**Problem:** Write the lines out exactly as they stand, from the one containing "Reproduce this diagram with TikZ." through the one containing "(7,7) -- (888,7);", and only those. Omit pictures.

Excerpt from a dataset

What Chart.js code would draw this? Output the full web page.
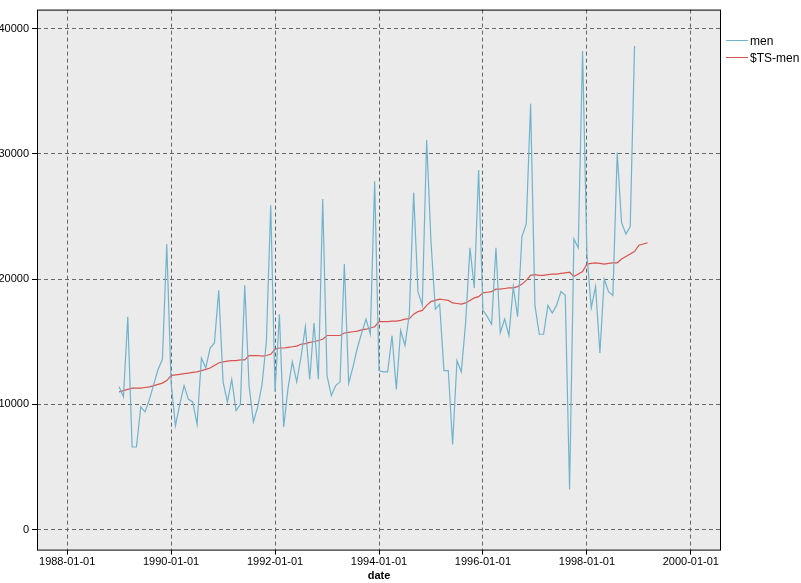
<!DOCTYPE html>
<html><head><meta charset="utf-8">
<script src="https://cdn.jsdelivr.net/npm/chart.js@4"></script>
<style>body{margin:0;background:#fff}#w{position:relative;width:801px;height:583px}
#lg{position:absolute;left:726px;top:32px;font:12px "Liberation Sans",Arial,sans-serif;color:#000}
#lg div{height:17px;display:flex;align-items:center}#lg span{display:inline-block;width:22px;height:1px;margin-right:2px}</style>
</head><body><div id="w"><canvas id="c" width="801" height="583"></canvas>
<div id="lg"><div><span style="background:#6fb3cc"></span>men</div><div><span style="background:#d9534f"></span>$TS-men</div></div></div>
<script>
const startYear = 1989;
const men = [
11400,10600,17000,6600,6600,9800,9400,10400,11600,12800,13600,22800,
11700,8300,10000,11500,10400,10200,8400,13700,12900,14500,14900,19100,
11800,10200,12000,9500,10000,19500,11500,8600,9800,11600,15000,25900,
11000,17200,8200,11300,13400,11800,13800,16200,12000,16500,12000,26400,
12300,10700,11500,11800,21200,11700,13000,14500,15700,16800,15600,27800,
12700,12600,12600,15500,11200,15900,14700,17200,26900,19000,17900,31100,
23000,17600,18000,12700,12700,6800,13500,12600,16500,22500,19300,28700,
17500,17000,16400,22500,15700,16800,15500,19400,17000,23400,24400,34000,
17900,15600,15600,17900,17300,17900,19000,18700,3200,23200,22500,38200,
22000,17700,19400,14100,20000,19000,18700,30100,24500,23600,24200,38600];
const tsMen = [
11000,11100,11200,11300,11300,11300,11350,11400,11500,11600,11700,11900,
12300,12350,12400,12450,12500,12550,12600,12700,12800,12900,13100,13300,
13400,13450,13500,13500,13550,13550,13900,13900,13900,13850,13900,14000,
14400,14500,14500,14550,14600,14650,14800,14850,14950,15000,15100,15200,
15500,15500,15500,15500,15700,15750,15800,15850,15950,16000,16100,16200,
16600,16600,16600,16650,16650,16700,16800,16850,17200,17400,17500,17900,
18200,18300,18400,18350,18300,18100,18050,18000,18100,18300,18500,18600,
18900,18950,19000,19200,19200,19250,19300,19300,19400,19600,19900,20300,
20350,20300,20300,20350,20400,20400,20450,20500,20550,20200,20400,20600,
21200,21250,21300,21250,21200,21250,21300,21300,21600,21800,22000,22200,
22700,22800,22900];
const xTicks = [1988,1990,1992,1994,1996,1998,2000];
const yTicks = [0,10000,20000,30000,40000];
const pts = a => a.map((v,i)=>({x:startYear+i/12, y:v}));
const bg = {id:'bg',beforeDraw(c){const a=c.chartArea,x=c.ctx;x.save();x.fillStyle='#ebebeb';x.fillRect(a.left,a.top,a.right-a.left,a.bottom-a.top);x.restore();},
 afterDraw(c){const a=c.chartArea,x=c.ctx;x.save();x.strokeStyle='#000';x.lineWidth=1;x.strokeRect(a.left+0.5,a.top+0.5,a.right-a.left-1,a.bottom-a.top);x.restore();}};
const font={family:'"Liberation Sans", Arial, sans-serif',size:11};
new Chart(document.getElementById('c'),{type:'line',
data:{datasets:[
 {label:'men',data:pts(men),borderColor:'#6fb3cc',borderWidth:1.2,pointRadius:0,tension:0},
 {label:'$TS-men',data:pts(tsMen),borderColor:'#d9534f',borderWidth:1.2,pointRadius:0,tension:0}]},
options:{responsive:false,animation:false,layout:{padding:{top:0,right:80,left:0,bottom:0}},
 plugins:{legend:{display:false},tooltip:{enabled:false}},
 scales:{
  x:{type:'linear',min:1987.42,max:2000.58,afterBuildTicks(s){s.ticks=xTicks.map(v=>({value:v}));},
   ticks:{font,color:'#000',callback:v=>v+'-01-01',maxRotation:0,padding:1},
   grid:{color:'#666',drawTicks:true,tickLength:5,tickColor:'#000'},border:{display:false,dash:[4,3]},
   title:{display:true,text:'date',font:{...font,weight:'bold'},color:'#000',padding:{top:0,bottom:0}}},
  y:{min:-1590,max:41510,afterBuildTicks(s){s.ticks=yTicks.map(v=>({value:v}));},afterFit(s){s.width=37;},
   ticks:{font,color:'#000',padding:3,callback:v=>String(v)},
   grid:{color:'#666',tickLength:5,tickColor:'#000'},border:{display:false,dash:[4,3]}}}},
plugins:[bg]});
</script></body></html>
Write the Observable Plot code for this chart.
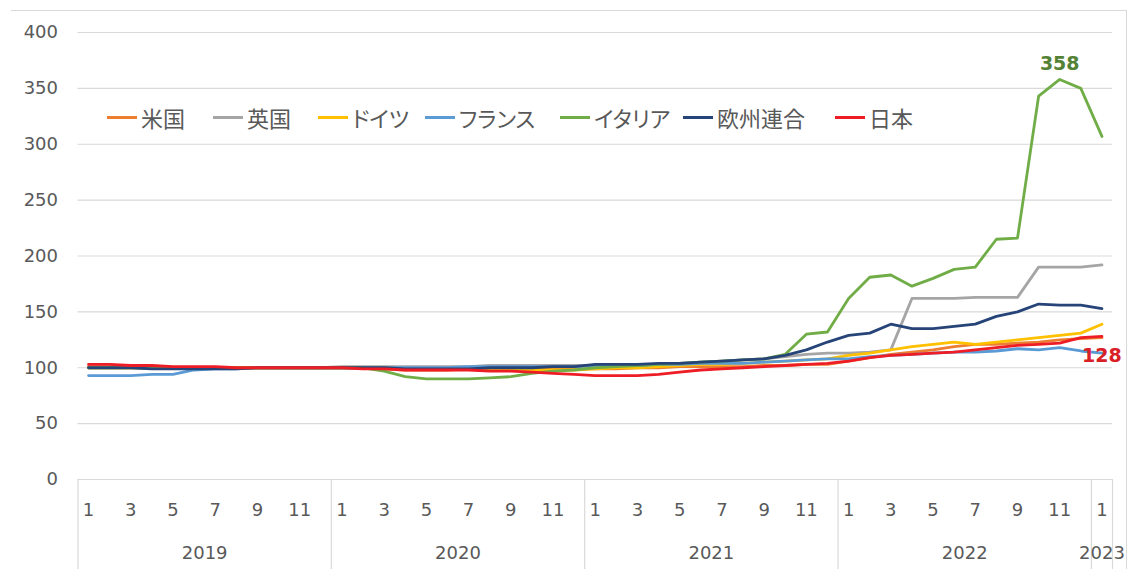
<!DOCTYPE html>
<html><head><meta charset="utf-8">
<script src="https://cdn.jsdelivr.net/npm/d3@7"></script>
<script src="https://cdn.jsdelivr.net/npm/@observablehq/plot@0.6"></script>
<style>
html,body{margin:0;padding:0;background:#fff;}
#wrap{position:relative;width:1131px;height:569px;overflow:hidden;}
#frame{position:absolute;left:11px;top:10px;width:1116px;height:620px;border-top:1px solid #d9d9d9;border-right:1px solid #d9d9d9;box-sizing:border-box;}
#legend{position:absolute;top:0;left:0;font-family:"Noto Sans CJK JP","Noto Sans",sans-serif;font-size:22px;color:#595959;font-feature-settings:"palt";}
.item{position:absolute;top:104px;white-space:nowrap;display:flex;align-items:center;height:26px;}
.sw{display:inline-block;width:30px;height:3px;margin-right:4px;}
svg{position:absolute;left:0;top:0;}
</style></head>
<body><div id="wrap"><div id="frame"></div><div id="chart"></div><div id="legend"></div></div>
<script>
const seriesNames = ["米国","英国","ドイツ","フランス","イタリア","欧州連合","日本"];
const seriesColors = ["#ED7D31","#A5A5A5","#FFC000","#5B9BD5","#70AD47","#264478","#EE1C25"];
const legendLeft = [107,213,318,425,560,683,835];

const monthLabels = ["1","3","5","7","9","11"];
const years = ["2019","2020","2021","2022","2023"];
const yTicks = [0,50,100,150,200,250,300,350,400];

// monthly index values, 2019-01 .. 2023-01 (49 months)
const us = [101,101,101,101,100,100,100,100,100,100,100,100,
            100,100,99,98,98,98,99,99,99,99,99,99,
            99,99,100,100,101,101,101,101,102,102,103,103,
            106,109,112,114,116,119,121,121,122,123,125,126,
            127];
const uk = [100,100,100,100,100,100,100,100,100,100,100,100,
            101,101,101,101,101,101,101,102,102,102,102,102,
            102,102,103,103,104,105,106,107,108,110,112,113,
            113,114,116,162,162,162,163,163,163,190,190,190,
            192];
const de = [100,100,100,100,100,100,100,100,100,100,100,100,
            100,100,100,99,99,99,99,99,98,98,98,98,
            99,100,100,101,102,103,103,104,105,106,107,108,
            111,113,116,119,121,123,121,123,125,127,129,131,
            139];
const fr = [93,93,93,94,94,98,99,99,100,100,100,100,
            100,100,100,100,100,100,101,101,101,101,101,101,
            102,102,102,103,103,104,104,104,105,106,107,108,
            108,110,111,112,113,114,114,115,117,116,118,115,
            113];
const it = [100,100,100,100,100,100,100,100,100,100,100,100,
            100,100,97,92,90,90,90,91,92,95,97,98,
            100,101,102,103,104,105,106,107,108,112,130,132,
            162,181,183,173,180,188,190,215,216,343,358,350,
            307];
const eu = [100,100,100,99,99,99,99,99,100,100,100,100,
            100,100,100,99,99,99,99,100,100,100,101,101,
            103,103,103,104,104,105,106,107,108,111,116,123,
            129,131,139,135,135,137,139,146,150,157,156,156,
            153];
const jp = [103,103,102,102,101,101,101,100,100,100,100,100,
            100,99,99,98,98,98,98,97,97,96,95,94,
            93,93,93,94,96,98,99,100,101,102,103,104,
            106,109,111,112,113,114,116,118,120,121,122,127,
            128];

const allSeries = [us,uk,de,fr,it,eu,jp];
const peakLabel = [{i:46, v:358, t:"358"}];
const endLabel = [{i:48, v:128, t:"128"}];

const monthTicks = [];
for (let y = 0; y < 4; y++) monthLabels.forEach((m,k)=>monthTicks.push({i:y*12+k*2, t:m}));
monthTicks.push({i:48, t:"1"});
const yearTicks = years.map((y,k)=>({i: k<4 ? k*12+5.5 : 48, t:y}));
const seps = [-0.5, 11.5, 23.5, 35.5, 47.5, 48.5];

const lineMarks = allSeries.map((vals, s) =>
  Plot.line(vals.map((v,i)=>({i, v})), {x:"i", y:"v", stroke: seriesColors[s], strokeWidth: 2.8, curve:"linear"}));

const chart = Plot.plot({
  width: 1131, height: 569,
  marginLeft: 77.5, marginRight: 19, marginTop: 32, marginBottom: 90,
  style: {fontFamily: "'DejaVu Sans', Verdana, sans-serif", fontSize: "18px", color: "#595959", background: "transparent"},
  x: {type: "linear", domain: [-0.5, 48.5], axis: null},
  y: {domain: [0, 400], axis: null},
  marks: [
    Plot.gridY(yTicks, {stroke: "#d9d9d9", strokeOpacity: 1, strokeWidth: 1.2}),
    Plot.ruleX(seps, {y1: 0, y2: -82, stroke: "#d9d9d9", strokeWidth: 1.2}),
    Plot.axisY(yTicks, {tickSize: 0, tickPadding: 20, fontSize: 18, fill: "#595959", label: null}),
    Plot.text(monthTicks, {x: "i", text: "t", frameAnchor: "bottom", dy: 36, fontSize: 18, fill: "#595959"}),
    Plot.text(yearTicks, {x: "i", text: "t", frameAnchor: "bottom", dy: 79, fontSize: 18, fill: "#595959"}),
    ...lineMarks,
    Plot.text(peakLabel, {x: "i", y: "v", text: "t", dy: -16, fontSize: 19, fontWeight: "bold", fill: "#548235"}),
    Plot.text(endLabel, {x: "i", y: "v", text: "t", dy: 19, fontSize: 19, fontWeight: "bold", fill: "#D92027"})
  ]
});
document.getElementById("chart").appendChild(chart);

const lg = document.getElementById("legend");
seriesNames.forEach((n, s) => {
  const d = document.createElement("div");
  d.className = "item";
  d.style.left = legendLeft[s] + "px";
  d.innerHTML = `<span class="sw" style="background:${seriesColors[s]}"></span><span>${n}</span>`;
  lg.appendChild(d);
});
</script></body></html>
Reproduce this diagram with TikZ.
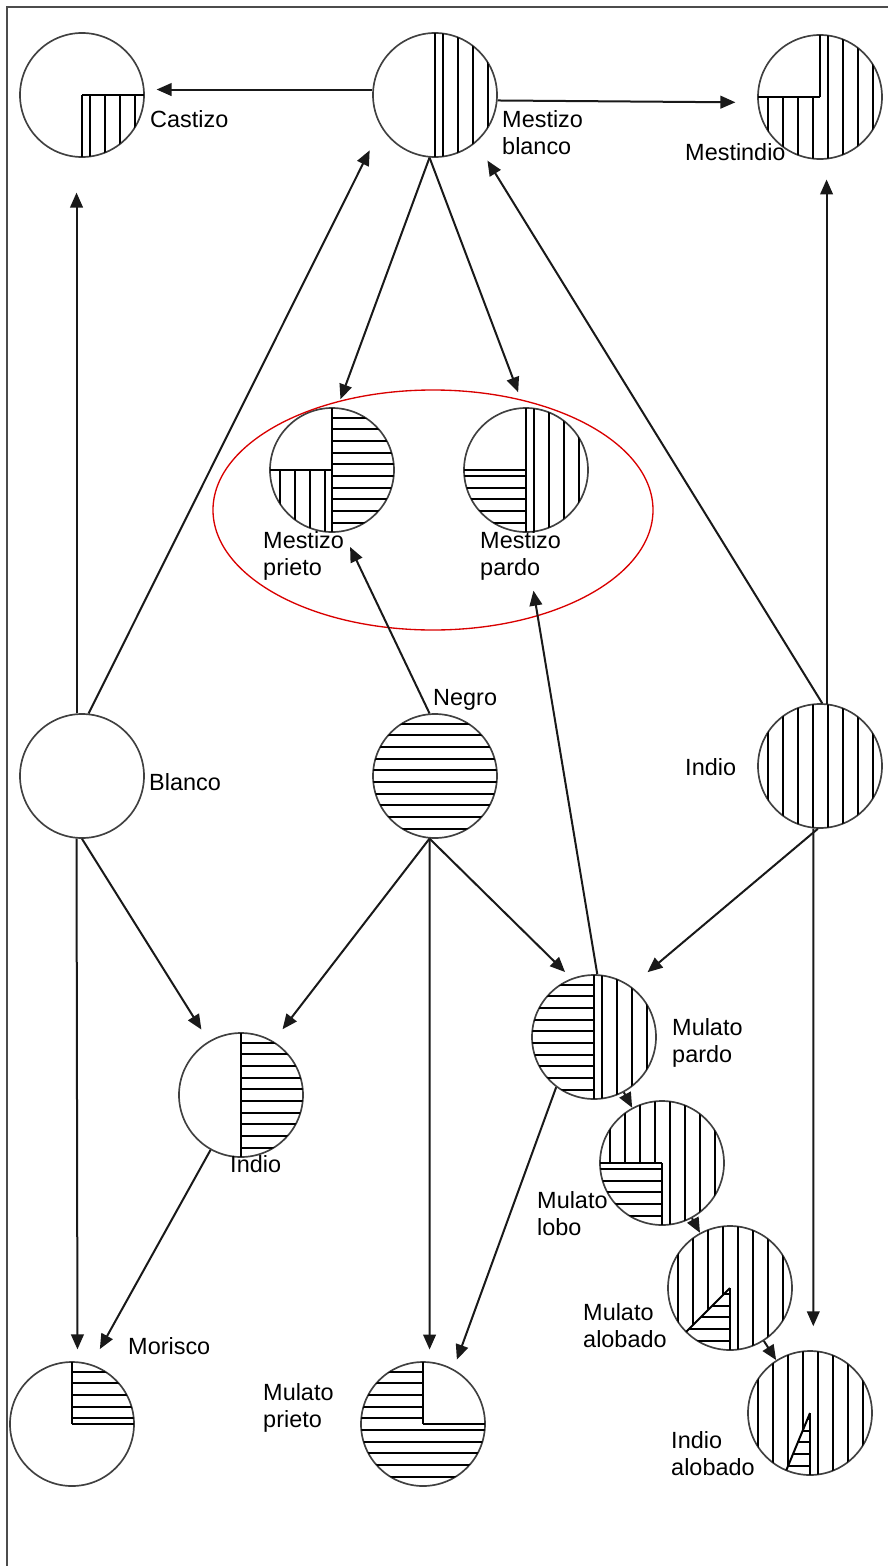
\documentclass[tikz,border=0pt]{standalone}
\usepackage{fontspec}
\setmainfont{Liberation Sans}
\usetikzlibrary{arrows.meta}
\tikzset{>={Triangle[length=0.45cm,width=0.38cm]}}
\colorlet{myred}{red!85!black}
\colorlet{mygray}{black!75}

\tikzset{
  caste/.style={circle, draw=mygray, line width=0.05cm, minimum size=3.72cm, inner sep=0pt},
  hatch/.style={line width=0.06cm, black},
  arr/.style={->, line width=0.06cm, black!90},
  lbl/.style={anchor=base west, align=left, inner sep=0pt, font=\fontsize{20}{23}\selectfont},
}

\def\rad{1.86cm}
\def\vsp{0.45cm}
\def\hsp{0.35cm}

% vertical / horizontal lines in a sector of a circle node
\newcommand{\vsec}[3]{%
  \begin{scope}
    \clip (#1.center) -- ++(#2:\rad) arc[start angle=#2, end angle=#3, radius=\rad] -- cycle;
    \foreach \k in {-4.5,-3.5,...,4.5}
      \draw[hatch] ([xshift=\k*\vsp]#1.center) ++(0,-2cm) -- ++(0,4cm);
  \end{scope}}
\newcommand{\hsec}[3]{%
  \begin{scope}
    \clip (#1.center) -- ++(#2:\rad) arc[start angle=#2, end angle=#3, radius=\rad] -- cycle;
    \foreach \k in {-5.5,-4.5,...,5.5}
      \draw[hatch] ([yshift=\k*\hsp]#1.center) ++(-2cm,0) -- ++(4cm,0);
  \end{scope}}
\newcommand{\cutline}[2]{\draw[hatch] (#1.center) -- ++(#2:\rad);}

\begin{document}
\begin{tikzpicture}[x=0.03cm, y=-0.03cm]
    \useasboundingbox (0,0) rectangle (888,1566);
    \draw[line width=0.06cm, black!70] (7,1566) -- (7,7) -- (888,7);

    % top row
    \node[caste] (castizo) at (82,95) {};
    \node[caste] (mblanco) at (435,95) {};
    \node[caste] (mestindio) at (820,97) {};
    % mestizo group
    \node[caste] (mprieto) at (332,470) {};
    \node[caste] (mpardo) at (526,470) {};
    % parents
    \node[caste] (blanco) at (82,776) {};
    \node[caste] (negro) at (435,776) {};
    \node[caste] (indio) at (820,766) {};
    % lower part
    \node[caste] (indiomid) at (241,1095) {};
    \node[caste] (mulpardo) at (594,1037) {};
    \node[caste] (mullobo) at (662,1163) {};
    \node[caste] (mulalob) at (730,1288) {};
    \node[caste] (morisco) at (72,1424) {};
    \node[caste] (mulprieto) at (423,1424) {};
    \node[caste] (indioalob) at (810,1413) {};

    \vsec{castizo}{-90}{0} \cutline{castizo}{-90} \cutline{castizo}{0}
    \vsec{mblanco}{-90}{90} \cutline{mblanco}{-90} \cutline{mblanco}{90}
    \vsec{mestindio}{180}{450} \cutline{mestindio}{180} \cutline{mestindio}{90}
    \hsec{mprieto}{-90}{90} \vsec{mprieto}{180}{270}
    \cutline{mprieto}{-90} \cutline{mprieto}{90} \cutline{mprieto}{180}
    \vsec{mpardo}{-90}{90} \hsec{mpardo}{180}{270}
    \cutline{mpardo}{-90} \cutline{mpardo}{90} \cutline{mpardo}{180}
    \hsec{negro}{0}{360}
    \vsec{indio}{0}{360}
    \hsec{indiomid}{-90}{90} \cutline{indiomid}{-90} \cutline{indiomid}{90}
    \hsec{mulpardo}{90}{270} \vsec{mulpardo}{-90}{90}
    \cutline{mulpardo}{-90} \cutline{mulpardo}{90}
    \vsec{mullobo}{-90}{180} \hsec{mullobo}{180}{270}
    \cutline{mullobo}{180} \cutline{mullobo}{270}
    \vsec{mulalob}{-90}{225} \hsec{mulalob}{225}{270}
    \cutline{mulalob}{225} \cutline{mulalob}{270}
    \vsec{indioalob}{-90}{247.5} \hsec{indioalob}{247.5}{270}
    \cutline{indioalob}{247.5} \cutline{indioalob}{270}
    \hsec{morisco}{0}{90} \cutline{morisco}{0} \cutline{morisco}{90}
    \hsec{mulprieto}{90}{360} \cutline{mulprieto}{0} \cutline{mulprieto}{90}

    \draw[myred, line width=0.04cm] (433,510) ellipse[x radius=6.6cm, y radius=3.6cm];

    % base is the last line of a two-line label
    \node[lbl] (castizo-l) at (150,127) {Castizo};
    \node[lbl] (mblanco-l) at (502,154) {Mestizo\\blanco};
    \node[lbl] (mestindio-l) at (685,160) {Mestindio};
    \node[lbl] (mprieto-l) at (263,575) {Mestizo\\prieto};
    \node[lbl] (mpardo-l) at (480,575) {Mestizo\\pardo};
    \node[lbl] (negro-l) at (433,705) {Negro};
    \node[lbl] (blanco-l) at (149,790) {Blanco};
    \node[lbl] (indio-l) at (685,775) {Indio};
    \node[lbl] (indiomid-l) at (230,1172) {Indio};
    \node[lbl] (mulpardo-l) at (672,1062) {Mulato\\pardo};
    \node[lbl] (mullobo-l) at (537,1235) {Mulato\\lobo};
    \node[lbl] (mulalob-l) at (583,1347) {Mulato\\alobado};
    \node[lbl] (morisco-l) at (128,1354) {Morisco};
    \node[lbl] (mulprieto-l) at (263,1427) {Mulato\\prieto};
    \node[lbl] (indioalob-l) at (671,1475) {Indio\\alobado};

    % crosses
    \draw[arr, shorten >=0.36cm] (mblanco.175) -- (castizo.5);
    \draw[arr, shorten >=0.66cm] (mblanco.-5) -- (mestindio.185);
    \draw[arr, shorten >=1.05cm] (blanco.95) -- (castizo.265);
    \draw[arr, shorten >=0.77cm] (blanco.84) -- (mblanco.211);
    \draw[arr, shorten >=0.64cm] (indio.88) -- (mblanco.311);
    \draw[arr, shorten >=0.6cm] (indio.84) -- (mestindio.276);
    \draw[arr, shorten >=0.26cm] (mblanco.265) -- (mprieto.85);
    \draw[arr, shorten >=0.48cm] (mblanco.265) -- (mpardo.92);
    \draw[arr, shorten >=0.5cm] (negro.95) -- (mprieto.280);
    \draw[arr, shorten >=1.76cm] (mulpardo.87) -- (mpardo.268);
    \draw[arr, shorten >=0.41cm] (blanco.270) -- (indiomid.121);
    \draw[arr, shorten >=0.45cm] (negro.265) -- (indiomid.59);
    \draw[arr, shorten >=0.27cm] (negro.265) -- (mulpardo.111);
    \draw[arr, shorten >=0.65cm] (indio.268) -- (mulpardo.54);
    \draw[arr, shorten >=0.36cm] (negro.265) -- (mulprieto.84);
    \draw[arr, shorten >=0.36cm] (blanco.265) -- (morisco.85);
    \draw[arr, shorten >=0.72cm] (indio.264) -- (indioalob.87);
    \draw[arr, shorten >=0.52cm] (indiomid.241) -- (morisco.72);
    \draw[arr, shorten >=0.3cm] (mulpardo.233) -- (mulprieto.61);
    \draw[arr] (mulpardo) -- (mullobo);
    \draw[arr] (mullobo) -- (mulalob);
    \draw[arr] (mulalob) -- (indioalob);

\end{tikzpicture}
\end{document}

**Result of this task:**
Reproduce this diagram with TikZ.
\documentclass[tikz,border=0pt]{standalone}
\usepackage{fontspec}
\setmainfont{Liberation Sans}
\usetikzlibrary{arrows.meta}
\tikzset{>={Triangle[length=0.45cm,width=0.38cm]}}
\colorlet{myred}{red!85!black}
\colorlet{mygray}{black!75}

\tikzset{
  caste/.style={circle, draw=mygray, line width=0.05cm, minimum size=3.72cm, inner sep=0pt},
  hatch/.style={line width=0.06cm, black},
  arr/.style={->, line width=0.06cm, black!90},
  lbl/.style={anchor=base west, align=left, inner sep=0pt, font=\fontsize{20}{23}\selectfont},
}

\def\rad{1.86cm}
\def\vsp{0.45cm}
\def\hsp{0.35cm}

% vertical / horizontal lines in a sector of a circle node
\newcommand{\vsec}[3]{%
  \begin{scope}
    \clip (#1.center) -- ++(#2:\rad) arc[start angle=#2, end angle=#3, radius=\rad] -- cycle;
    \foreach \k in {-4.5,-3.5,...,4.5}
      \draw[hatch] ([xshift=\k*\vsp]#1.center) ++(0,-2cm) -- ++(0,4cm);
  \end{scope}}
\newcommand{\hsec}[3]{%
  \begin{scope}
    \clip (#1.center) -- ++(#2:\rad) arc[start angle=#2, end angle=#3, radius=\rad] -- cycle;
    \foreach \k in {-5.5,-4.5,...,5.5}
      \draw[hatch] ([yshift=\k*\hsp]#1.center) ++(-2cm,0) -- ++(4cm,0);
  \end{scope}}
\newcommand{\cutline}[2]{\draw[hatch] (#1.center) -- ++(#2:\rad);}

\begin{document}
\begin{tikzpicture}[x=0.03cm, y=-0.03cm]
    \useasboundingbox (0,0) rectangle (888,1566);
    \draw[line width=0.06cm, black!70] (7,1566) -- (7,7) -- (888,7);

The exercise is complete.